Reclaim Finance flagged freshwater and marine resources and ecosystems use as the most important biodiversity issues to consider, with some activities, such as agriculture, already being significantly affected. Further, the NGO warned that rising risks of water stress and droughts could significantly impact many economical activities in the short-term and pose major social risks.

It then prioritised land-use and land-use change – due to its “strong links” to climate goals, human rights and biodiversity – followed by pollution and resource exploitation.

ESMA advised the ISSB to “draw lessons” from approaches already developed or currently under development, such as the TNFD which has defined concepts, including nature, nature realms, environmental assets or ecosystem services based on scientific consensus.

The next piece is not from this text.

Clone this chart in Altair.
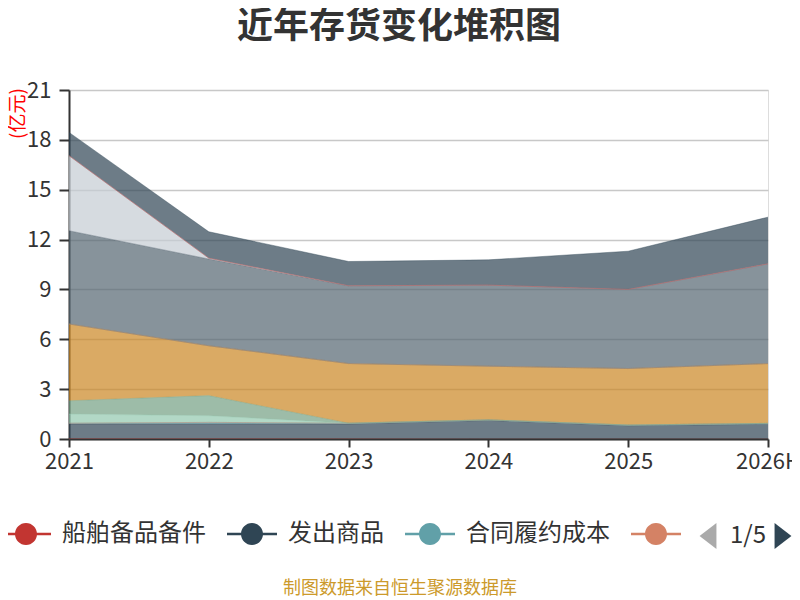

Several of the respondents spotlighted the Climate Disclosure Standards Board framework application guidance for biodiversity and water-related disclosures, the Global Reporting Initiative (GRI) standards, including GRI 304, the TNFD, and the United Nations Declaration on the Rights of Indigenous Peoples as being important regulations and initiatives for the ISSB to study.

Remembering human rights 

ESMA said that the ISSB should also make a start on social and human rights-related reporting standards which are “as important and pressing as environmental standards”. The authority noted that the priority it places on biodiversity “should not undermine the importance of work on social and human rights matters”.

“Human rights-related issues are no less important or pressing a matter and are recognised as such by an increasing number of investors,” the ESMA said in its response.

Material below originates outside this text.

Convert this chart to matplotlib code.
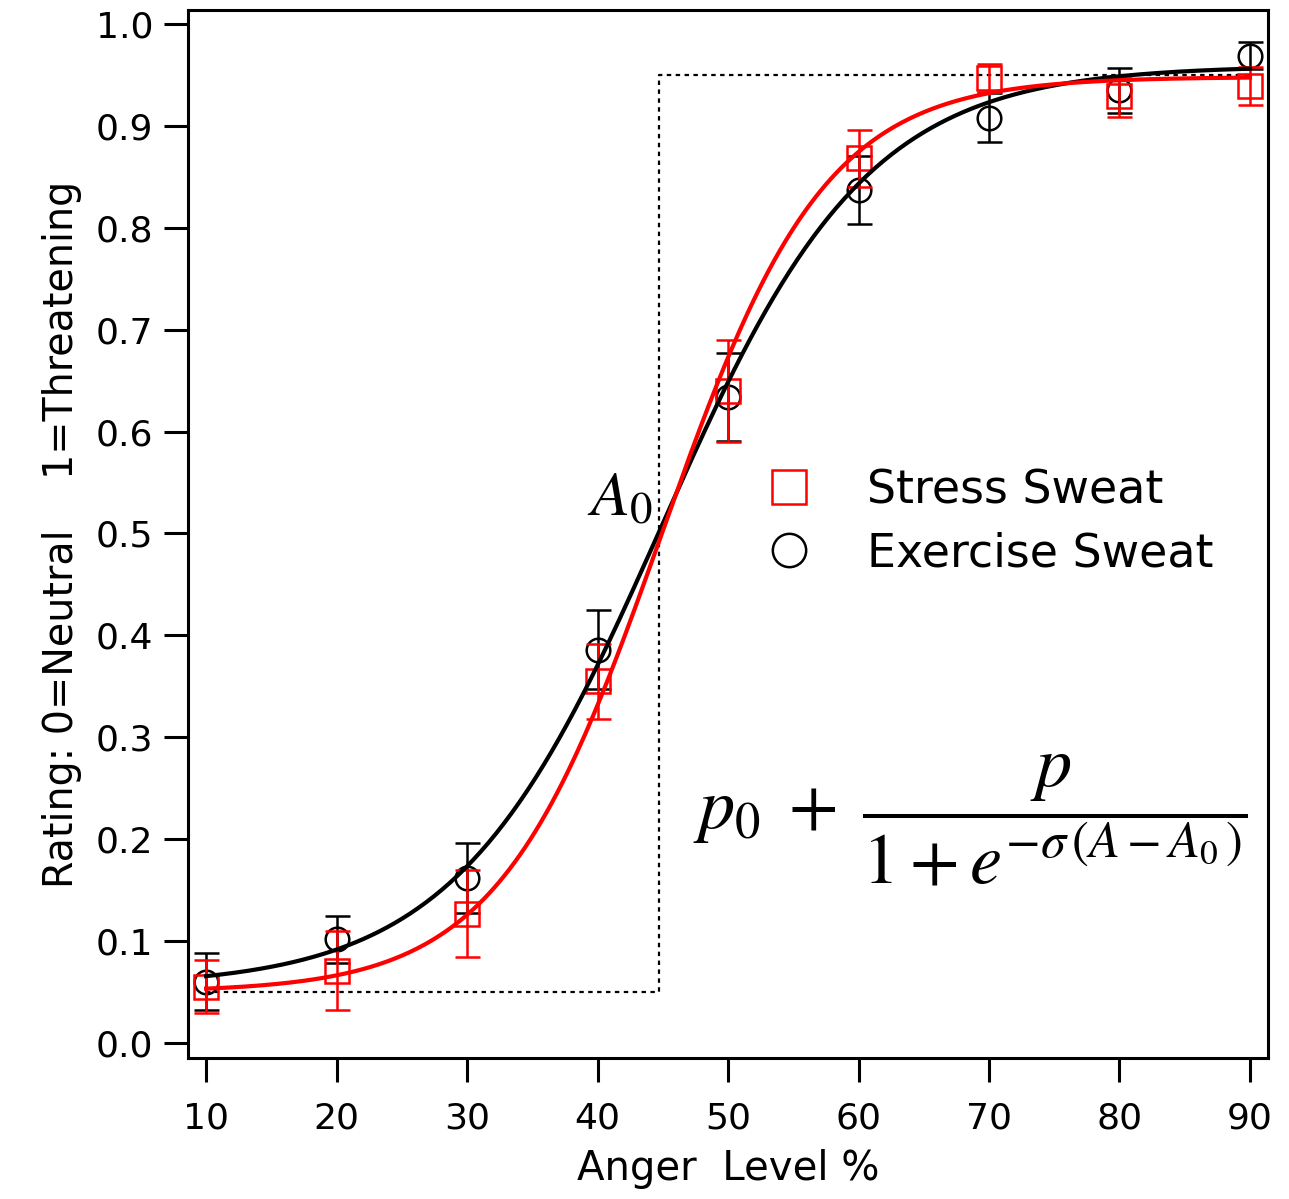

Temasek also underscored the importance of human rights and human capital, noting that it has equal weighting with the other ESG-related issues.

“Human capital and human rights are inherently linked and being viewed as two important elements of the broader social domain of sustainability,” it said.

The sovereign wealth fund also highlighted human capital and human rights management given their relevance and impact on company’s corporate performance, value creation and reputation, as well as the “rising regulatory impetus on these topics”.

The US Securities and Exchange Commission (SEC) has included human capital disclosure on its regulatory agenda since 2021, with NGO Ceres pressing the organisation to issue the proposed rule as soon as possible.

BBVA said that after biodiversity, human capital and human rights should follow in priority.

“We would welcome the adoption of a first set of general standards regarding biodiversity, human capital and human rights in a short timeframe,” BBVA said.

ESMA added that the ISSB should “reflect on its planning for future standards-development beyond the next two years” which would be “highly beneficial to the quality and comparability of the sustainability reports, as well as to interoperability”.